Where Workflow Website Fits in Business Handoffs
Business handoffs become risky when teams depend on inboxes, shared drives, chat messages, and personal follow-ups to move work forward. A workflow website can create a visible place where requests, approvals, documents, status updates, and exceptions are tracked, but only if it is designed around the real handoff points in the operation. For operations leaders, the question is not whether a website can collect requests. The question is whether it can reduce dropped work, unclear ownership, SLA misses, and rework across departments.
The Handoff Problems a Workflow Website Must Solve
Most handoff issues happen between teams, not inside one task. A vendor onboarding request moves from procurement to finance. An employee onboarding case moves from HR to IT and facilities. An invoice exception moves from accounts payable to a department approver. A customer issue moves from support to operations. A compliance request moves from business owners to audit teams. When these handoffs lack visibility, leaders cannot tell what is waiting, who owns the next step, or why the work is delayed. A workflow website should make these transitions traceable and accountable.
What Leaders Often Get Wrong
The weak assumption is that a central website automatically improves collaboration. It does not. If the workflow website only becomes another place to submit forms, teams will still coordinate through email when exceptions appear. A useful handoff platform needs rules for intake, assignment, prioritization, approval, escalation, and closure. It also needs clear user roles so managers, requesters, analysts, and approvers see the information they need without creating noise. The goal is not a polished front end. The goal is operational control over work that crosses team boundaries.
Turn the Website Into a Control Point for Work
A workflow website should act as the control point for handoffs that normally disappear into manual follow-up. It can standardize request intake, validate required fields, assign work to the right queue, send reminders, capture approval comments, attach documents, and show SLA status. Useful examples include procurement requests, HR service requests, invoice approvals, policy acknowledgments, IT access provisioning, contract review, exception queues, and internal support tickets. When designed well, the website becomes the shared source of status, not just the first step in a disconnected process.
Plan the Implementation Around Users and Source Systems
Before building or automating a workflow website, leaders should map the handoff journey from request to closure. What data is required at intake? Which systems hold the source records? Which approvals are conditional? What should happen when a request is incomplete? Which users need notifications? Which reports matter to leadership? The website may need to connect with ERP, HR, CRM, document management, ticketing, email, and automation platforms. Integration matters because a handoff site that requires duplicate entry will quickly lose adoption and become another manual burden.
Make Ownership, Audit Trails, and Exceptions Visible
Handoff automation must be governed after launch. Leaders need visibility into aging requests, missed SLAs, repeated rejections, approval delays, incomplete submissions, and manual overrides. Audit trails should show who submitted, reviewed, approved, changed, or closed each request. Exception handling is especially important because real operations rarely follow the ideal path. A workflow website should support routing for missing documents, policy conflicts, approval disputes, data mismatches, and urgent escalations. Without this layer, the website may look organized while work still stalls behind the scenes.
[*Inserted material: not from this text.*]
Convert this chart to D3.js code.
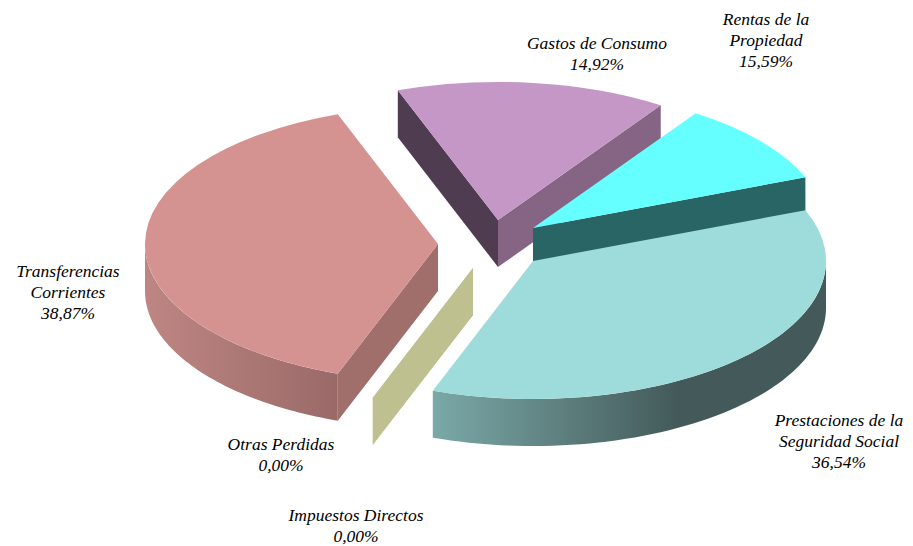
<!DOCTYPE html>
<html><head><meta charset="utf-8">
<script src="https://cdn.jsdelivr.net/npm/d3@7"></script>
<style>html,body{margin:0;background:#fff}svg{display:block}text{font-family:"Liberation Serif",serif;font-style:italic;font-size:17.5px;fill:#000;text-anchor:middle}</style>
</head><body><svg id="c" width="913" height="546"></svg>
<script>
// Drawn shares (Rentas is drawn smaller than its printed label says, as in the source picture)
const categories = ["Transferencias Corrientes","Gastos de Consumo","Rentas de la Propiedad","Prestaciones de la Seguridad Social","Otras Perdidas","Impuestos Directos"];
const drawnShares = [38.87,14.92,9.62,36.54,0,0];
const printedShares = ["38,87%","14,92%","15,59%","36,54%","0,00%","0,00%"];
const labelLines = [["Transferencias","Corrientes"],["Gastos de Consumo"],["Rentas de la","Propiedad"],["Prestaciones de la","Seguridad Social"],["Otras Perdidas"],["Impuestos Directos"]];
const labelX = [68,597,766,839,281,356];
const labelY = [277,49,25,426,450,521];
const topColors = ["#d49390","#c497c6","#66ffff","#9edcdb","#bfc08f","#bfc08f"];
const cutColors = ["#a06e6b","#866584","#2a6565","#3f5a5a","#bfc08f","#bfc08f"];
const startCutColors = ["#a06e6b","#503c50","#2a6565","#3f5a5a","#bfc08f","#bfc08f"];
const wallStops = [[["#be8683",0],["#9a6a68",1]],null,null,[["#7aa9a8",0],["#445a5a",.62],["#445a5a",1]],null,null];
const sliceCentreX = [438,498,533,533,473,473];
const sliceCentreY = [244,220,228,261,268,268];

const rx=293, ry=138, depth=47, startDeg=200;
const svg=d3.select("#c"), defs=svg.append("defs");
const pie=d3.pie().sort(null).startAngle(startDeg*Math.PI/180).endAngle((startDeg+360)*Math.PI/180);
const arcs=pie(drawnShares);
const arc=d3.arc().innerRadius(0).outerRadius(rx);
const px=(i,t)=>sliceCentreX[i]+rx*Math.sin(t), py=(i,t)=>sliceCentreY[i]-ry*Math.cos(t);
const line=d3.line();
const drawOrder=[5,4,0,1,2,3];

drawOrder.forEach(i=>{
  const d=arcs[i], g=svg.append("g");
  const cut=(t,col)=>g.append("path").attr("fill",col).attr("d",line([
    [sliceCentreX[i],sliceCentreY[i]],[px(i,t),py(i,t)],[px(i,t),py(i,t)+depth],[sliceCentreX[i],sliceCentreY[i]+depth]])+"Z");
  if(Math.sin(d.startAngle)<0) cut(d.startAngle,startCutColors[i]);
  if(Math.sin(d.endAngle)>0 && d.endAngle>d.startAngle) cut(d.endAngle,cutColors[i]);
  // outer wall: front part of the rim only
  if(wallStops[i]){
    const t0=Math.max(d.startAngle%(2*Math.PI),Math.PI/2), e=d.startAngle%(2*Math.PI)+(d.endAngle-d.startAngle);
    const t1=Math.min(e,3*Math.PI/2);
    const ts=d3.range(0,61).map(k=>d3.interpolateNumber(t0,t1)(k/60));
    const ext=d3.extent(ts,t=>px(i,t));
    const id="w"+i;
    const lg=defs.append("linearGradient").attr("id",id).attr("gradientUnits","userSpaceOnUse")
      .attr("x1",ext[0]).attr("x2",ext[1]).attr("y1",0).attr("y2",0);
    wallStops[i].forEach(s=>lg.append("stop").attr("offset",s[1]).attr("stop-color",s[0]));
    g.append("path").attr("fill",`url(#${id})`).attr("d",d3.area().x(t=>px(i,t)).y0(t=>py(i,t)).y1(t=>py(i,t)+depth)(ts));
  }
  if(d.endAngle>d.startAngle)
    g.append("path").attr("fill",topColors[i]).attr("d",arc(d))
      .attr("transform",`translate(${sliceCentreX[i]},${sliceCentreY[i]}) scale(1,${ry/rx})`);
});

categories.forEach((c,i)=>{
  const t=svg.append("text").attr("x",labelX[i]).attr("y",labelY[i]);
  [...labelLines[i],printedShares[i]].forEach((s,k)=>t.append("tspan").attr("x",labelX[i]).attr("dy",k?21:0).text(s));
});
</script></body></html>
Leadership reporting should be planned from the start. A workflow website becomes more useful when it can show request volume, average completion time, repeated blockers, overdue approvals, and handoffs that require intervention, rather than only showing individual task status.
The same logic applies to external handoffs with vendors, contractors, and partners. When the website controls required documents, status updates, and response expectations, business teams spend less time searching for the latest version of the truth.
How Neotechie Can Help
Neotechie helps organizations design workflow websites and automation layers that support real business handoffs, not just online forms. The team can help identify where handoffs fail, define intake and routing rules, connect systems, automate follow-ups, create exception workflows, and provide ongoing support after go-live. Neotechie works across leading RPA and automation platforms, including Automation Anywhere, UiPath, and Microsoft Power Automate. For business handoffs, Neotechie’s focus is reducing manual chasing, improving status visibility, strengthening auditability, and making cross-functional ownership clear. Explore Neotechie’s automation services.
Conclusion
A workflow website fits best where handoffs are frequent, ownership is unclear, and teams lose time to follow-ups. It should not simply collect requests. It should make work visible, route it correctly, capture evidence, and keep exceptions under control. If your teams are still managing handoffs through email and spreadsheets, speak with Neotechie about building a governed workflow approach that supports reliable execution across functions.
Frequently Asked Questions
Q. What is the main role of a workflow website in business handoffs?
Its main role is to create one controlled place for intake, routing, approvals, documents, status, and exceptions. This reduces dependency on email follow-ups and informal coordination.
Q. Which handoffs are good candidates for a workflow website?
Good candidates include vendor onboarding, employee onboarding, invoice approvals, IT access requests, procurement workflows, contract reviews, and internal service requests. These processes usually involve multiple owners, required documents, and time-sensitive decisions.
Q. Why do workflow websites fail to gain adoption?
They fail when they add data entry without reducing follow-up, duplicate work, or confusion. Adoption improves when the website reflects real workflows, integrates with source systems, and gives users clear status visibility.